What the task asks :: Reproduce the material word for word; the images stay out.

Material provided ::
(begin)
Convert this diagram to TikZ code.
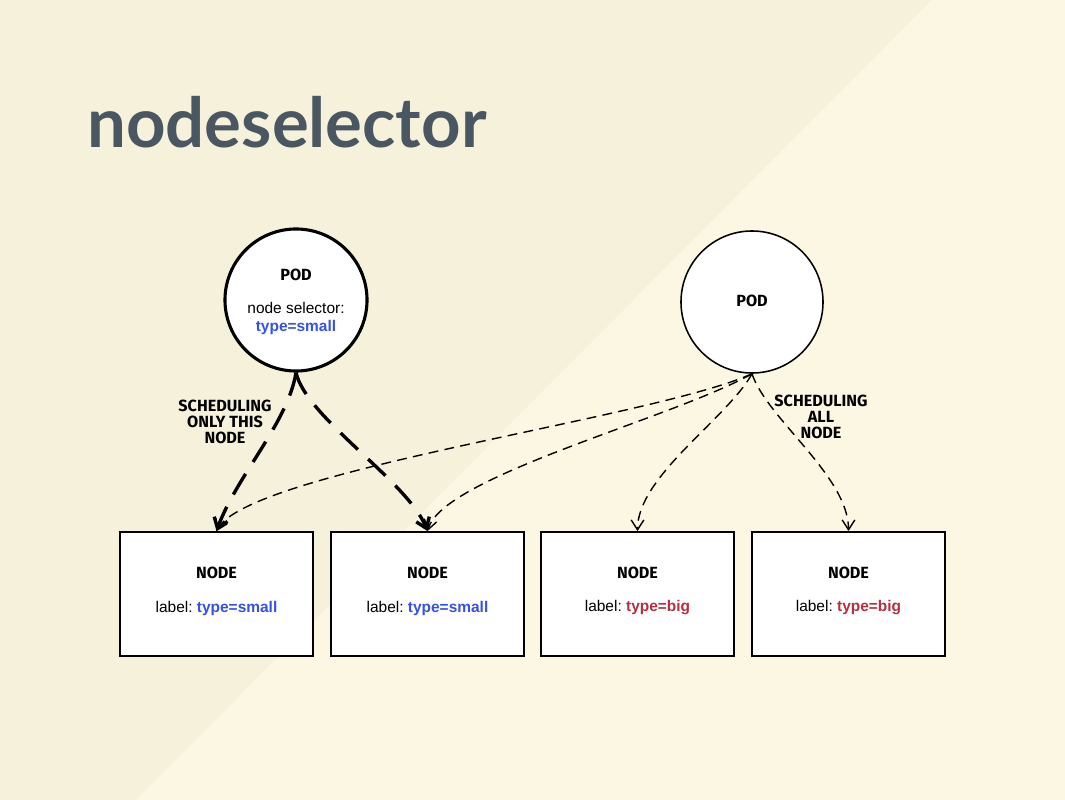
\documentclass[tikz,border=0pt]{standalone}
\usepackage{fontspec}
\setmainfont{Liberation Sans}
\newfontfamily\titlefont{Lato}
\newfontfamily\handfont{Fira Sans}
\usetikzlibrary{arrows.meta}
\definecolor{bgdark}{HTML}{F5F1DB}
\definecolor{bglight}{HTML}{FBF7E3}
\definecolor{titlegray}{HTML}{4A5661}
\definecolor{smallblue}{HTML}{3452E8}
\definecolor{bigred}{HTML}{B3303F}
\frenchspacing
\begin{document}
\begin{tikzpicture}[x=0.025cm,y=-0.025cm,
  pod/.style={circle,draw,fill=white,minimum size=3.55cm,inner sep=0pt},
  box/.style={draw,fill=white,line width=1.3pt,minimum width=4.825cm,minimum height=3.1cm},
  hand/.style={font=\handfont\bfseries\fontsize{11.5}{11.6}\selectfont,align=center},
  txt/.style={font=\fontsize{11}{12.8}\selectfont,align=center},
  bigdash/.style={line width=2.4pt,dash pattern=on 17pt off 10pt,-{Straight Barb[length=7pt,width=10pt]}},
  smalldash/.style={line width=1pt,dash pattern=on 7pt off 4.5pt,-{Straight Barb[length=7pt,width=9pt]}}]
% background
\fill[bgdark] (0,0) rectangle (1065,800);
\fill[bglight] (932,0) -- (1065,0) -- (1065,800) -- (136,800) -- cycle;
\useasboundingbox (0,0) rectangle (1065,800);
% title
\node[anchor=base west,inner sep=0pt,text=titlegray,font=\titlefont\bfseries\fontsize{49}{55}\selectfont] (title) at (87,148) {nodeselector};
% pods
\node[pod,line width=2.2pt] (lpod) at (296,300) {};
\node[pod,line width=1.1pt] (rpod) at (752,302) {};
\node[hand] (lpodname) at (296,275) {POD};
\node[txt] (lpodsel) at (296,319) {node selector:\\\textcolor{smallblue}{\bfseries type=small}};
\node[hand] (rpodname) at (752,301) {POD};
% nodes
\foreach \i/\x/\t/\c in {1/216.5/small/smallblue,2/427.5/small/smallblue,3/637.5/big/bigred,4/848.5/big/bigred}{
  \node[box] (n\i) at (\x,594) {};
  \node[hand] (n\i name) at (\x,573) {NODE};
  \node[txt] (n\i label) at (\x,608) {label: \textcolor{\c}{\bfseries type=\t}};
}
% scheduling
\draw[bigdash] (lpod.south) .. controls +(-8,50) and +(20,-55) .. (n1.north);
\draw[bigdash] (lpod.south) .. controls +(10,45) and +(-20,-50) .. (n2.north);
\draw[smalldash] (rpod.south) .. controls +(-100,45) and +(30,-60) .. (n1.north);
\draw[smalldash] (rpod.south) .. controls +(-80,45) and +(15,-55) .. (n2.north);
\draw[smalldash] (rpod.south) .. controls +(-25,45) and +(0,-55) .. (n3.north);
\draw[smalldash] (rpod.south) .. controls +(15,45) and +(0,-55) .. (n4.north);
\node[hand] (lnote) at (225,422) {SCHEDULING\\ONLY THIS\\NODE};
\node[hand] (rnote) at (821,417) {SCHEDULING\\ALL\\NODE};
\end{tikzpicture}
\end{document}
(end)
Task output ::
Convert this diagram to TikZ code.
\documentclass[tikz,border=0pt]{standalone}
\usepackage{fontspec}
\setmainfont{Liberation Sans}
\newfontfamily\titlefont{Lato}
\newfontfamily\handfont{Fira Sans}
\usetikzlibrary{arrows.meta}
\definecolor{bgdark}{HTML}{F5F1DB}
\definecolor{bglight}{HTML}{FBF7E3}
\definecolor{titlegray}{HTML}{4A5661}
\definecolor{smallblue}{HTML}{3452E8}
\definecolor{bigred}{HTML}{B3303F}
\frenchspacing
\begin{document}
\begin{tikzpicture}[x=0.025cm,y=-0.025cm,
  pod/.style={circle,draw,fill=white,minimum size=3.55cm,inner sep=0pt},
  box/.style={draw,fill=white,line width=1.3pt,minimum width=4.825cm,minimum height=3.1cm},
  hand/.style={font=\handfont\bfseries\fontsize{11.5}{11.6}\selectfont,align=center},
  txt/.style={font=\fontsize{11}{12.8}\selectfont,align=center},
  bigdash/.style={line width=2.4pt,dash pattern=on 17pt off 10pt,-{Straight Barb[length=7pt,width=10pt]}},
  smalldash/.style={line width=1pt,dash pattern=on 7pt off 4.5pt,-{Straight Barb[length=7pt,width=9pt]}}]
% background
\fill[bgdark] (0,0) rectangle (1065,800);
\fill[bglight] (932,0) -- (1065,0) -- (1065,800) -- (136,800) -- cycle;
\useasboundingbox (0,0) rectangle (1065,800);
% title
\node[anchor=base west,inner sep=0pt,text=titlegray,font=\titlefont\bfseries\fontsize{49}{55}\selectfont] (title) at (87,148) {nodeselector};
% pods
\node[pod,line width=2.2pt] (lpod) at (296,300) {};
\node[pod,line width=1.1pt] (rpod) at (752,302) {};
\node[hand] (lpodname) at (296,275) {POD};
\node[txt] (lpodsel) at (296,319) {node selector:\\\textcolor{smallblue}{\bfseries type=small}};
\node[hand] (rpodname) at (752,301) {POD};
% nodes
\foreach \i/\x/\t/\c in {1/216.5/small/smallblue,2/427.5/small/smallblue,3/637.5/big/bigred,4/848.5/big/bigred}{
  \node[box] (n\i) at (\x,594) {};
  \node[hand] (n\i name) at (\x,573) {NODE};
  \node[txt] (n\i label) at (\x,608) {label: \textcolor{\c}{\bfseries type=\t}};
}
% scheduling
\draw[bigdash] (lpod.south) .. controls +(-8,50) and +(20,-55) .. (n1.north);
\draw[bigdash] (lpod.south) .. controls +(10,45) and +(-20,-50) .. (n2.north);
\draw[smalldash] (rpod.south) .. controls +(-100,45) and +(30,-60) .. (n1.north);
\draw[smalldash] (rpod.south) .. controls +(-80,45) and +(15,-55) .. (n2.north);
\draw[smalldash] (rpod.south) .. controls +(-25,45) and +(0,-55) .. (n3.north);
\draw[smalldash] (rpod.south) .. controls +(15,45) and +(0,-55) .. (n4.north);
\node[hand] (lnote) at (225,422) {SCHEDULING\\ONLY THIS\\NODE};
\node[hand] (rnote) at (821,417) {SCHEDULING\\ALL\\NODE};
\end{tikzpicture}
\end{document}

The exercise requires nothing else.